§ **DIRECTIONS**:
Reproduce nothing but the lines from the one with "What React, TypeScript" through the one with "import * as", exactly and with both ends. Omit pictures.

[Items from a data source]
════════
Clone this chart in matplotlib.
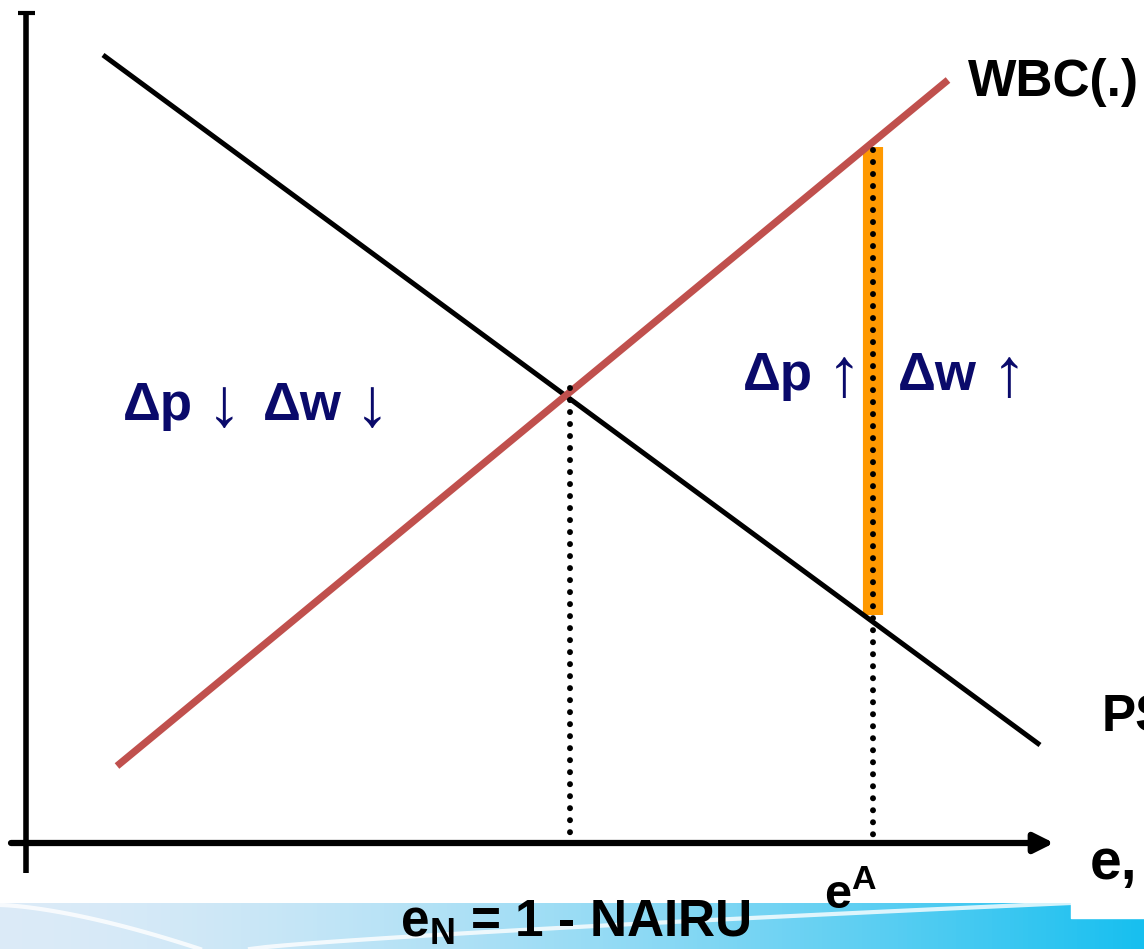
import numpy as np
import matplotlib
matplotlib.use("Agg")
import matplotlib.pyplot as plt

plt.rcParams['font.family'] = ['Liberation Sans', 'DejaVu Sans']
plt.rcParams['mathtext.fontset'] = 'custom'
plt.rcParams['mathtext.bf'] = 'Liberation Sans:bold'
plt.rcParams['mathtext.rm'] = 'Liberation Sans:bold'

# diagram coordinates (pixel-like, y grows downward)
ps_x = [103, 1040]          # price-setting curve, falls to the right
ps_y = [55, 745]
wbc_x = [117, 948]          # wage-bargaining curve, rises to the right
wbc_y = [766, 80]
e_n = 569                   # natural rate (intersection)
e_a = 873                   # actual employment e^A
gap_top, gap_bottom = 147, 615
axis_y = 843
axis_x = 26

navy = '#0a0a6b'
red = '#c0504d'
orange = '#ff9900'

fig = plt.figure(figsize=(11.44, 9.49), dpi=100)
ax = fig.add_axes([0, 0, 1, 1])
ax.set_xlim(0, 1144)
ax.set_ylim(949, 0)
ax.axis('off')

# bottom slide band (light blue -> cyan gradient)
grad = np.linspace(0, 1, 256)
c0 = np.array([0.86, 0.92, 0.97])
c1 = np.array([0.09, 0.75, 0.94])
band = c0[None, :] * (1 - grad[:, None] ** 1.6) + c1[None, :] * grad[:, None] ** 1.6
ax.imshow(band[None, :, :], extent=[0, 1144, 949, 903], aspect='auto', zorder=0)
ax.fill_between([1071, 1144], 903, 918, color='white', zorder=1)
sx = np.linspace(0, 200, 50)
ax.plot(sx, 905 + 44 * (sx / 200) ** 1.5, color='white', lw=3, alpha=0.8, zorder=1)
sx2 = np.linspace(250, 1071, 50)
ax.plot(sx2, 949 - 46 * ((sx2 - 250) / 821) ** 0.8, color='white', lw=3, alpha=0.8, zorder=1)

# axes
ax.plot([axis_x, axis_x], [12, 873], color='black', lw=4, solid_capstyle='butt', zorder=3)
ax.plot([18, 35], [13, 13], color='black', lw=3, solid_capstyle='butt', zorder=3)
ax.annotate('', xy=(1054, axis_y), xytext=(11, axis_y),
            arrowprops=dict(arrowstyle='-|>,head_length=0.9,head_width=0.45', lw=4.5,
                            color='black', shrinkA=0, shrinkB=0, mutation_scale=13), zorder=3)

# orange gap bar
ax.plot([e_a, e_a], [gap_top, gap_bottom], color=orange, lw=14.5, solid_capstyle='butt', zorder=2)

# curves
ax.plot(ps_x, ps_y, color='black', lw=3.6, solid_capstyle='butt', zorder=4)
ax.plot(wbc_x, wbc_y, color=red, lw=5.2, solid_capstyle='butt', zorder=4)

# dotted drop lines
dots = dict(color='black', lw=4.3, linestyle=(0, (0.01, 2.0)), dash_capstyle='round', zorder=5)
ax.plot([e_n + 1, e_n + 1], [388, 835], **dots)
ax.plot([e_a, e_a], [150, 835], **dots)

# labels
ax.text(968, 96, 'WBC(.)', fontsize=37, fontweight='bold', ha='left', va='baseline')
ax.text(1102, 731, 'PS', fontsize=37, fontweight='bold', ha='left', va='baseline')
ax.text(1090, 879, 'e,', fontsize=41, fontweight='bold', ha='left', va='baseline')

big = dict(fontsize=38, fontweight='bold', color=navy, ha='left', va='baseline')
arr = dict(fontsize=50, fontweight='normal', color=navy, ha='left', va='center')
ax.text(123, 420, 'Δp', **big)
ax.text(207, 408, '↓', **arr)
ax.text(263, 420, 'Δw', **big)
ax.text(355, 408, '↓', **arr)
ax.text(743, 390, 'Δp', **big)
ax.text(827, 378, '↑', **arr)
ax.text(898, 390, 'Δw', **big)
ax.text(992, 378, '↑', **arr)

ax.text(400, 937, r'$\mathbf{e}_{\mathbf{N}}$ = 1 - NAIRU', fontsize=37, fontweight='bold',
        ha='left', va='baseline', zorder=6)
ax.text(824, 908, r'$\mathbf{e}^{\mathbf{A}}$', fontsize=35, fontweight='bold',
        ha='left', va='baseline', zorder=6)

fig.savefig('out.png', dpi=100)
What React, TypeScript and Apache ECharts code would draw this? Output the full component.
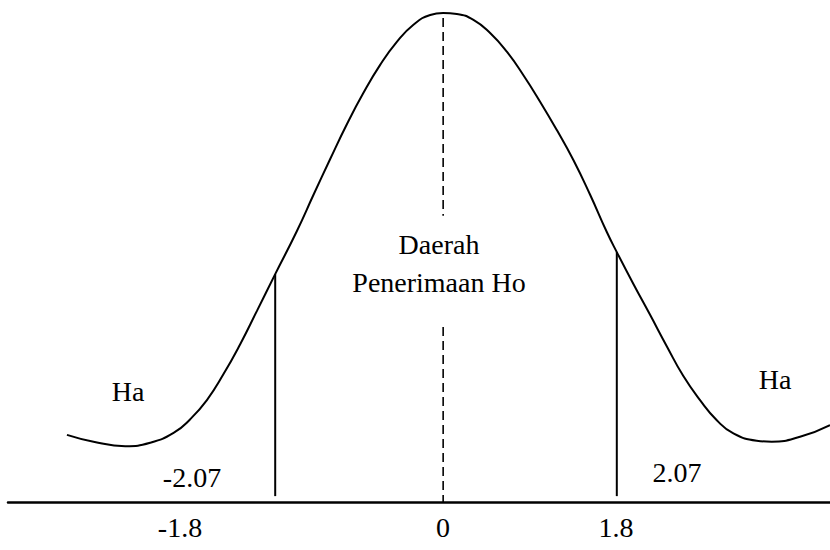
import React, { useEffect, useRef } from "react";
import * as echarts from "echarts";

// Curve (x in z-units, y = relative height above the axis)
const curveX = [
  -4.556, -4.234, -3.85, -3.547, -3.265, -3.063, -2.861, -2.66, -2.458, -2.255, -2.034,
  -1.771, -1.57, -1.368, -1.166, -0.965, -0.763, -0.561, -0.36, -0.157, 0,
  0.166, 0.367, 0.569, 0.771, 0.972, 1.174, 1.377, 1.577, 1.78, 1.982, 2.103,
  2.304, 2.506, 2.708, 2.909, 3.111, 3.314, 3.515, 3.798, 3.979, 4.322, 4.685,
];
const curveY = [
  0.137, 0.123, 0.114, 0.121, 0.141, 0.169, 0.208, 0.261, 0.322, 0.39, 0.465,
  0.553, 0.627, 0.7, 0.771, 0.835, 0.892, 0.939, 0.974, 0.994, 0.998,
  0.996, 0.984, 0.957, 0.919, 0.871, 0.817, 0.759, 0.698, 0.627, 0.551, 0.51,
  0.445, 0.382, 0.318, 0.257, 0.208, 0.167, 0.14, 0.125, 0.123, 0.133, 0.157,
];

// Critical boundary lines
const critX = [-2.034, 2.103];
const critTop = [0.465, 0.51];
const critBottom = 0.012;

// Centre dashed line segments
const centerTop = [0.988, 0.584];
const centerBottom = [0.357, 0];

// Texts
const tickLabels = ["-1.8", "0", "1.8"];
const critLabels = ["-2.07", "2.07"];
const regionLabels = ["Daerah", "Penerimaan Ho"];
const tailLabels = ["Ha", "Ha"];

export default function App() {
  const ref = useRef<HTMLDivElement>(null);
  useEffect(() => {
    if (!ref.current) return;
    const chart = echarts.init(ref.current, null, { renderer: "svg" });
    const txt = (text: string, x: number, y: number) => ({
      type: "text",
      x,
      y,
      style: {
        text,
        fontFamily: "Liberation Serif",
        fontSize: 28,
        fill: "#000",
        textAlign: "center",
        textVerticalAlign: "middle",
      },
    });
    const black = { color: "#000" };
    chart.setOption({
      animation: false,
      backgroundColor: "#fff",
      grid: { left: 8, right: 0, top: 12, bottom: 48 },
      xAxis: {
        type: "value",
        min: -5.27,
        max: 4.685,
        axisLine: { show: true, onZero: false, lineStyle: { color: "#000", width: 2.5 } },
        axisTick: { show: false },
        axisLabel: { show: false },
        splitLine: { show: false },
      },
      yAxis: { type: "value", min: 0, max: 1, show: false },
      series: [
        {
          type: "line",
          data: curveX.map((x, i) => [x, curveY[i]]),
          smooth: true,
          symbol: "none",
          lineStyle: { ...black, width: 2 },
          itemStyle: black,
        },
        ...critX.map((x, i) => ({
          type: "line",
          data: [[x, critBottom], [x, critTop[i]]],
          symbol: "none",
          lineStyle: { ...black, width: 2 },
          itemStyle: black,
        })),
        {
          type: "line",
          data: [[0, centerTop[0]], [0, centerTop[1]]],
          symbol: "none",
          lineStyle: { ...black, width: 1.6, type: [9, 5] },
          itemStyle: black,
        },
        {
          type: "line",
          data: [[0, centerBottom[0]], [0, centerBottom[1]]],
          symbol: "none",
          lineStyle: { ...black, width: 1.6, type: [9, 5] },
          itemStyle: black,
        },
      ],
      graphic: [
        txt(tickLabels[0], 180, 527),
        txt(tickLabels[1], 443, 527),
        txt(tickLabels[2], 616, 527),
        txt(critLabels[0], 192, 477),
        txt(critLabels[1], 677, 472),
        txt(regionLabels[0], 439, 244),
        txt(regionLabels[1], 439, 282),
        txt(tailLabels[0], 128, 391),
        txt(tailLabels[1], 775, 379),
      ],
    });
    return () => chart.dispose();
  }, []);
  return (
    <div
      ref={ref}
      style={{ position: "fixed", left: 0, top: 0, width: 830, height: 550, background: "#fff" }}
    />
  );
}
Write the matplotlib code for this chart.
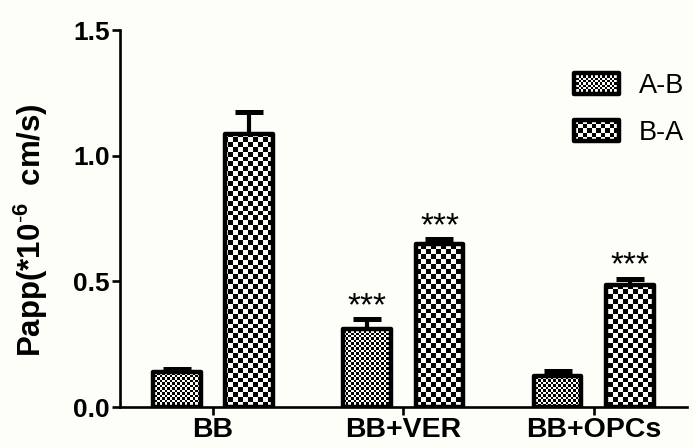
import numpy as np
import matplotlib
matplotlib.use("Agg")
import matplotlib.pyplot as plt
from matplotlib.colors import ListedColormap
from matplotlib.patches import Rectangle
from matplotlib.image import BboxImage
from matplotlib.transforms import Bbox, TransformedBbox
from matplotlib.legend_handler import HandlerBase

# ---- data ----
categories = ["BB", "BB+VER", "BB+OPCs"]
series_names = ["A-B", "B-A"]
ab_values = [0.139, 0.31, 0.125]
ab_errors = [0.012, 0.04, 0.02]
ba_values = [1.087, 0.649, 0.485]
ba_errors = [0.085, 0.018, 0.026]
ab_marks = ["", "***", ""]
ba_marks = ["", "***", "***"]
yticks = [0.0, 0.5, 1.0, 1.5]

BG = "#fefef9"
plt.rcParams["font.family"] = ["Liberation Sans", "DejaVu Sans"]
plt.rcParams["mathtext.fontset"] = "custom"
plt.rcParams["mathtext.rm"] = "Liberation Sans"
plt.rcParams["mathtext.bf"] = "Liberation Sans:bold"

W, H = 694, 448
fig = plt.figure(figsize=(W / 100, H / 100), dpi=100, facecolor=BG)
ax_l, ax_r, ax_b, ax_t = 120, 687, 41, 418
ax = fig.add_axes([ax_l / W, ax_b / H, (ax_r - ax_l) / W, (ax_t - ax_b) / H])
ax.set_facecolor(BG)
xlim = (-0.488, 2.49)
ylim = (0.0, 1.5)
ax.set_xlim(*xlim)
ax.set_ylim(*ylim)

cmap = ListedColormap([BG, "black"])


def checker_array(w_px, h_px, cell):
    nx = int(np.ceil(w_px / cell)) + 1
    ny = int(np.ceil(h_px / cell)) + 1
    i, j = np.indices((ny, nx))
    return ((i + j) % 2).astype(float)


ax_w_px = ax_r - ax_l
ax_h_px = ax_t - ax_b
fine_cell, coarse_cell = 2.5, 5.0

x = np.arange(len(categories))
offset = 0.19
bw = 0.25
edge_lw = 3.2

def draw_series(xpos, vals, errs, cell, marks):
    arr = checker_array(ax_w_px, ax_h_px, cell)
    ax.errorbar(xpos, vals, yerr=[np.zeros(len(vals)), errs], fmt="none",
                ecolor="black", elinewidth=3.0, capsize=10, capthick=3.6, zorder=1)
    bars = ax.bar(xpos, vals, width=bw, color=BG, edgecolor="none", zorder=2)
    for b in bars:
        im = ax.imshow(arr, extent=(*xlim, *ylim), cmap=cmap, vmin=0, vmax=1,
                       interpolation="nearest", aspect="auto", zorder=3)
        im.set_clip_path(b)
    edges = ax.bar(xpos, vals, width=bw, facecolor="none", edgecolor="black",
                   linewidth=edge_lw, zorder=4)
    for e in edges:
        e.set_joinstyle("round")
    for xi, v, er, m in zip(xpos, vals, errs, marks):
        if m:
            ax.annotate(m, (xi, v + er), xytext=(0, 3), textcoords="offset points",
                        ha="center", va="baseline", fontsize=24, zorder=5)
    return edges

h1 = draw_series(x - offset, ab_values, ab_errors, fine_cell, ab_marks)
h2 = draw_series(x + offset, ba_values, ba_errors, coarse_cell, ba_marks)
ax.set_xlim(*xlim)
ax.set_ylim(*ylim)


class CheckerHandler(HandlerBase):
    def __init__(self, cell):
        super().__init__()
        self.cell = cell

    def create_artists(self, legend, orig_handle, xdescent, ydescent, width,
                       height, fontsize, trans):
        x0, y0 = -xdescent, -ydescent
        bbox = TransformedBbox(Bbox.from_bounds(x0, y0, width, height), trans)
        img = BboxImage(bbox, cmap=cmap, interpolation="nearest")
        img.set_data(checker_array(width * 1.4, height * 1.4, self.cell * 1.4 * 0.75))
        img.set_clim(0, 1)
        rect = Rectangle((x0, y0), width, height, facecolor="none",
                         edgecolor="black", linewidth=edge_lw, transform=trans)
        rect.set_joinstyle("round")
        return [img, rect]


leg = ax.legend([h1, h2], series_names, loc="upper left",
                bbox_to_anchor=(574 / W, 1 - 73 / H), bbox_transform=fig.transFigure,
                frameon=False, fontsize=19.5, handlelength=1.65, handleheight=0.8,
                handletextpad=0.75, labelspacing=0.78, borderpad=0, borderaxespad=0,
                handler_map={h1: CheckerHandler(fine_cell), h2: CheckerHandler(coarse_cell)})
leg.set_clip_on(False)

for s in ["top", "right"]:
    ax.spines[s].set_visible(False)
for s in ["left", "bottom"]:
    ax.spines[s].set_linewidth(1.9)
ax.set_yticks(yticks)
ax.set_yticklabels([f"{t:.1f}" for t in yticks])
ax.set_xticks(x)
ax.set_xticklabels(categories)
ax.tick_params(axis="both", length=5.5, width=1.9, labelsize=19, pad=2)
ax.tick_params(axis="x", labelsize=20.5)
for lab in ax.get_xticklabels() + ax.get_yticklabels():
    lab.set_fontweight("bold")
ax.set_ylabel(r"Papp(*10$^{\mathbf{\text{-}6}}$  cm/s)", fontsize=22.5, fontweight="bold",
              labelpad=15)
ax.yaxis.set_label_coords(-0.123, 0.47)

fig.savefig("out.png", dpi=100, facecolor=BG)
════════
§ **OUTPUT FOR THIS TASK**:
What React, TypeScript and Apache ECharts code would draw this? Output the full component.
import React, { useEffect, useRef } from "react";
import * as echarts from "echarts";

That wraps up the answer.